Still, Apple Pay hasn’t escorted the payments industry to the “tipping point” that will bring an immediate shift to paying with phones and using NFC, he said.

Even Apple, whose phones, tablets and other products have captured the nation’s imagination, may face challenges in persuading merchants to accept Apple Pay, suggested Offereins. She noted that Discover has labored for 30 years to convince businesses to take its cards.

“What are you thinking,” she asked rhetorically of new entrants to payments, including Apple. “This is hard work.”

Even with Apple in the mix, making the public comfortable with paying by phone could take three years, according to another speaker, Sean Banks, a partner at TVV Capital.

Moreover, the powerhouse retailers that formed the Merchant Customer Exchange, or MCX, have their own mobile wallet to promote and won’t cooperate with Apple, Banks said. Shoppers who can’t use Apple Pay at stores operated by MCX members like Wal-Mart, Target and Best Buy may literally forget Apple’s payment method, he suggested.

Apple Pay simply won’t achieve ubiquity, predicted speaker Zach Sadek, principle at Parthenon Capital Partners. It appears that several players could succeed simultaneously, he said.

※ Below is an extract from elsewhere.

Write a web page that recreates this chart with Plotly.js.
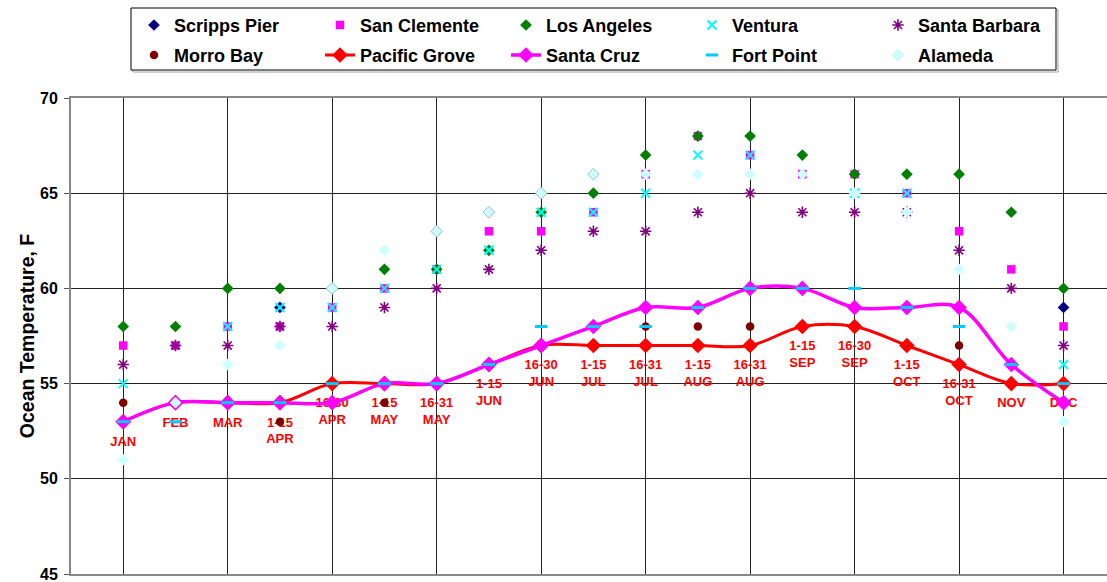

What’s more, the relatively high-income crowd at the conference may have an inflated view of the importance of Apple, Katz said, noting that the less-affluent buy Android smartphones. In fact, 75% of the smartphones sold in the U.S. last year were Android, he noted.

That’s why Apple’s payments venture is causing a bigger stir in the payments industry than elsewhere, he suggested.

During Apple’s recent press conference on what’s new at the company, speakers devoted seven minutes the company’s watch and 95 seconds to payments, Katz said.